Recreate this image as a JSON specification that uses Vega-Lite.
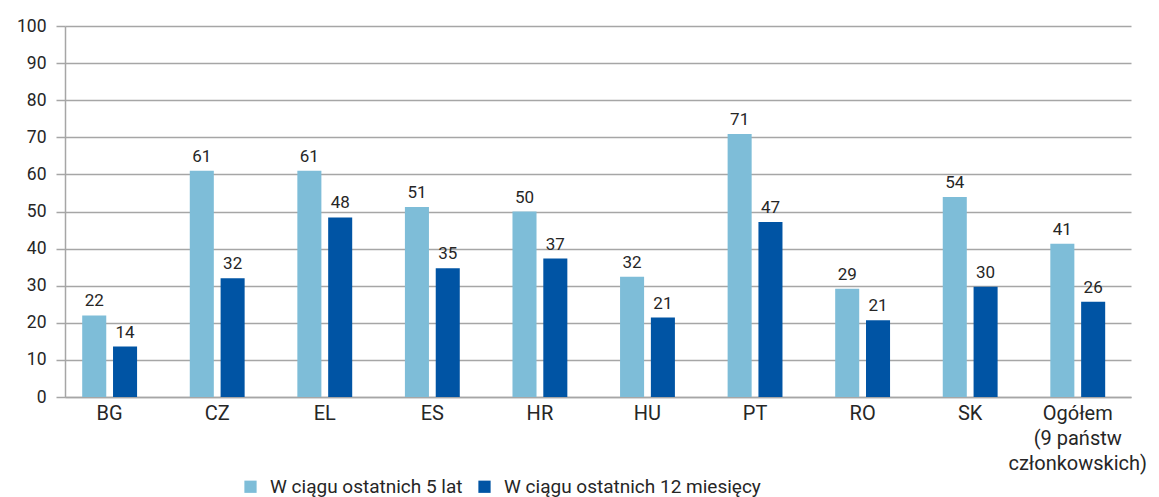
{
  "$schema": "https://vega.github.io/schema/vega-lite/v6.json",
  "width": 1066,
  "height": 371,
  "autosize": {"type": "none"},
  "padding": {"left": 65, "top": 26, "right": 28, "bottom": 100},
  "background": "white",
  "config": {"font": "Roboto", "view": {"stroke": null}},
  "data": {
    "values": [
      {"kraj": "BG", "okres": "W ciągu ostatnich 5 lat", "wartosc": 22},
      {"kraj": "BG", "okres": "W ciągu ostatnich 12 miesięcy", "wartosc": 13.6},
      {"kraj": "CZ", "okres": "W ciągu ostatnich 5 lat", "wartosc": 61},
      {"kraj": "CZ", "okres": "W ciągu ostatnich 12 miesięcy", "wartosc": 32},
      {"kraj": "EL", "okres": "W ciągu ostatnich 5 lat", "wartosc": 61},
      {"kraj": "EL", "okres": "W ciągu ostatnich 12 miesięcy", "wartosc": 48.4},
      {"kraj": "ES", "okres": "W ciągu ostatnich 5 lat", "wartosc": 51.2},
      {"kraj": "ES", "okres": "W ciągu ostatnich 12 miesięcy", "wartosc": 34.7},
      {"kraj": "HR", "okres": "W ciągu ostatnich 5 lat", "wartosc": 50},
      {"kraj": "HR", "okres": "W ciągu ostatnich 12 miesięcy", "wartosc": 37.3},
      {"kraj": "HU", "okres": "W ciągu ostatnich 5 lat", "wartosc": 32.4},
      {"kraj": "HU", "okres": "W ciągu ostatnich 12 miesięcy", "wartosc": 21.4},
      {"kraj": "PT", "okres": "W ciągu ostatnich 5 lat", "wartosc": 70.9},
      {"kraj": "PT", "okres": "W ciągu ostatnich 12 miesięcy", "wartosc": 47.2},
      {"kraj": "RO", "okres": "W ciągu ostatnich 5 lat", "wartosc": 29.2},
      {"kraj": "RO", "okres": "W ciągu ostatnich 12 miesięcy", "wartosc": 20.7},
      {"kraj": "SK", "okres": "W ciągu ostatnich 5 lat", "wartosc": 53.9},
      {"kraj": "SK", "okres": "W ciągu ostatnich 12 miesięcy", "wartosc": 29.7},
      {"kraj": "Ogółem (9 państw członkowskich)", "okres": "W ciągu ostatnich 5 lat", "wartosc": 41.3},
      {"kraj": "Ogółem (9 państw członkowskich)", "okres": "W ciągu ostatnich 12 miesięcy", "wartosc": 25.7}
    ]
  },
  "encoding": {
    "x": {
      "field": "kraj",
      "type": "nominal",
      "sort": null,
      "scale": {"paddingInner": 0.49, "paddingOuter": 0.2, "align": 0.4},
      "axis": {
        "title": null,
        "labelAngle": 0,
        "ticks": false,
        "domainColor": "#a6a6a6",
        "domainWidth": 1.5,
        "labelFontSize": 20,
        "labelColor": "#262626",
        "labelPadding": 6,
        "labelLineHeight": 25,
        "labelBaseline": "top",
        "labelExpr": "datum.label == 'Ogółem (9 państw członkowskich)' ? ['Ogółem', '(9 państw', 'członkowskich)'] : datum.label"
      }
    },
    "xOffset": {
      "field": "okres",
      "type": "nominal",
      "sort": ["W ciągu ostatnich 5 lat", "W ciągu ostatnich 12 miesięcy"],
      "scale": {"paddingInner": 0.22, "paddingOuter": 0}
    },
    "y": {
      "field": "wartosc",
      "type": "quantitative",
      "scale": {"domain": [0, 100], "nice": false},
      "axis": {
        "title": null,
        "values": [0, 10, 20, 30, 40, 50, 60, 70, 80, 90, 100],
        "grid": true,
        "gridColor": "#a6a6a6",
        "gridWidth": 1.5,
        "domainColor": "#a6a6a6",
        "domainWidth": 1.5,
        "tickColor": "#a6a6a6",
        "tickWidth": 1.5,
        "tickSize": 9,
        "labelPadding": 10,
        "labelFontSize": 17.5,
        "labelColor": "#262626"
      }
    }
  },
  "layer": [
    {
      "mark": {"type": "bar"},
      "encoding": {
        "color": {
          "field": "okres",
          "type": "nominal",
          "scale": {
            "domain": ["W ciągu ostatnich 5 lat", "W ciągu ostatnich 12 miesięcy"],
            "range": ["#7ebdd8", "#0054a4"]
          },
          "legend": {
            "title": null,
            "orient": "none",
            "legendX": 176,
            "legendY": 451,
            "direction": "horizontal",
            "symbolType": "square",
            "symbolSize": 150,
            "symbolStrokeWidth": 0,
            "labelFontSize": 19,
            "labelLimit": 0,
            "labelColor": "#262626",
            "labelOffset": 10,
            "columnPadding": 12
          }
        }
      }
    },
    {
      "mark": {"type": "text", "baseline": "alphabetic", "dy": -9, "fontSize": 17, "color": "#262626"},
      "encoding": {
        "text": {"field": "wartosc", "type": "quantitative", "format": ".0f"}
      }
    }
  ]
}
#####
• Exercise task:
Set every line down exactly as written, leaving each picture out.

• Output:
Recreate this image as a JSON specification that uses Vega-Lite.
{
  "$schema": "https://vega.github.io/schema/vega-lite/v6.json",
  "width": 1066,
  "height": 371,
  "autosize": {"type": "none"},
  "padding": {"left": 65, "top": 26, "right": 28, "bottom": 100},
  "background": "white",
  "config": {"font": "Roboto", "view": {"stroke": null}},
  "data": {
    "values": [
      {"kraj": "BG", "okres": "W ciągu ostatnich 5 lat", "wartosc": 22},
      {"kraj": "BG", "okres": "W ciągu ostatnich 12 miesięcy", "wartosc": 13.6},
      {"kraj": "CZ", "okres": "W ciągu ostatnich 5 lat", "wartosc": 61},
      {"kraj": "CZ", "okres": "W ciągu ostatnich 12 miesięcy", "wartosc": 32},
      {"kraj": "EL", "okres": "W ciągu ostatnich 5 lat", "wartosc": 61},
      {"kraj": "EL", "okres": "W ciągu ostatnich 12 miesięcy", "wartosc": 48.4},
      {"kraj": "ES", "okres": "W ciągu ostatnich 5 lat", "wartosc": 51.2},
      {"kraj": "ES", "okres": "W ciągu ostatnich 12 miesięcy", "wartosc": 34.7},
      {"kraj": "HR", "okres": "W ciągu ostatnich 5 lat", "wartosc": 50},
      {"kraj": "HR", "okres": "W ciągu ostatnich 12 miesięcy", "wartosc": 37.3},
      {"kraj": "HU", "okres": "W ciągu ostatnich 5 lat", "wartosc": 32.4},
      {"kraj": "HU", "okres": "W ciągu ostatnich 12 miesięcy", "wartosc": 21.4},
      {"kraj": "PT", "okres": "W ciągu ostatnich 5 lat", "wartosc": 70.9},
      {"kraj": "PT", "okres": "W ciągu ostatnich 12 miesięcy", "wartosc": 47.2},
      {"kraj": "RO", "okres": "W ciągu ostatnich 5 lat", "wartosc": 29.2},
      {"kraj": "RO", "okres": "W ciągu ostatnich 12 miesięcy", "wartosc": 20.7},
      {"kraj": "SK", "okres": "W ciągu ostatnich 5 lat", "wartosc": 53.9},
      {"kraj": "SK", "okres": "W ciągu ostatnich 12 miesięcy", "wartosc": 29.7},
      {"kraj": "Ogółem (9 państw członkowskich)", "okres": "W ciągu ostatnich 5 lat", "wartosc": 41.3},
      {"kraj": "Ogółem (9 państw członkowskich)", "okres": "W ciągu ostatnich 12 miesięcy", "wartosc": 25.7}
    ]
  },
  "encoding": {
    "x": {
      "field": "kraj",
      "type": "nominal",
      "sort": null,
      "scale": {"paddingInner": 0.49, "paddingOuter": 0.2, "align": 0.4},
      "axis": {
        "title": null,
        "labelAngle": 0,
        "ticks": false,
        "domainColor": "#a6a6a6",
        "domainWidth": 1.5,
        "labelFontSize": 20,
        "labelColor": "#262626",
        "labelPadding": 6,
        "labelLineHeight": 25,
        "labelBaseline": "top",
        "labelExpr": "datum.label == 'Ogółem (9 państw członkowskich)' ? ['Ogółem', '(9 państw', 'członkowskich)'] : datum.label"
      }
    },
    "xOffset": {
      "field": "okres",
      "type": "nominal",
      "sort": ["W ciągu ostatnich 5 lat", "W ciągu ostatnich 12 miesięcy"],
      "scale": {"paddingInner": 0.22, "paddingOuter": 0}
    },
    "y": {
      "field": "wartosc",
      "type": "quantitative",
      "scale": {"domain": [0, 100], "nice": false},
      "axis": {
        "title": null,
        "values": [0, 10, 20, 30, 40, 50, 60, 70, 80, 90, 100],
        "grid": true,
        "gridColor": "#a6a6a6",
        "gridWidth": 1.5,
        "domainColor": "#a6a6a6",
        "domainWidth": 1.5,
        "tickColor": "#a6a6a6",
        "tickWidth": 1.5,
        "tickSize": 9,
        "labelPadding": 10,
        "labelFontSize": 17.5,
        "labelColor": "#262626"
      }
    }
  },
  "layer": [
    {
      "mark": {"type": "bar"},
      "encoding": {
        "color": {
          "field": "okres",
          "type": "nominal",
          "scale": {
            "domain": ["W ciągu ostatnich 5 lat", "W ciągu ostatnich 12 miesięcy"],
            "range": ["#7ebdd8", "#0054a4"]
          },
          "legend": {
            "title": null,
            "orient": "none",
            "legendX": 176,
            "legendY": 451,
            "direction": "horizontal",
            "symbolType": "square",
            "symbolSize": 150,
            "symbolStrokeWidth": 0,
            "labelFontSize": 19,
            "labelLimit": 0,
            "labelColor": "#262626",
            "labelOffset": 10,
            "columnPadding": 12
          }
        }
      }
    },
    {
      "mark": {"type": "text", "baseline": "alphabetic", "dy": -9, "fontSize": 17, "color": "#262626"},
      "encoding": {
        "text": {"field": "wartosc", "type": "quantitative", "format": ".0f"}
      }
    }
  ]
}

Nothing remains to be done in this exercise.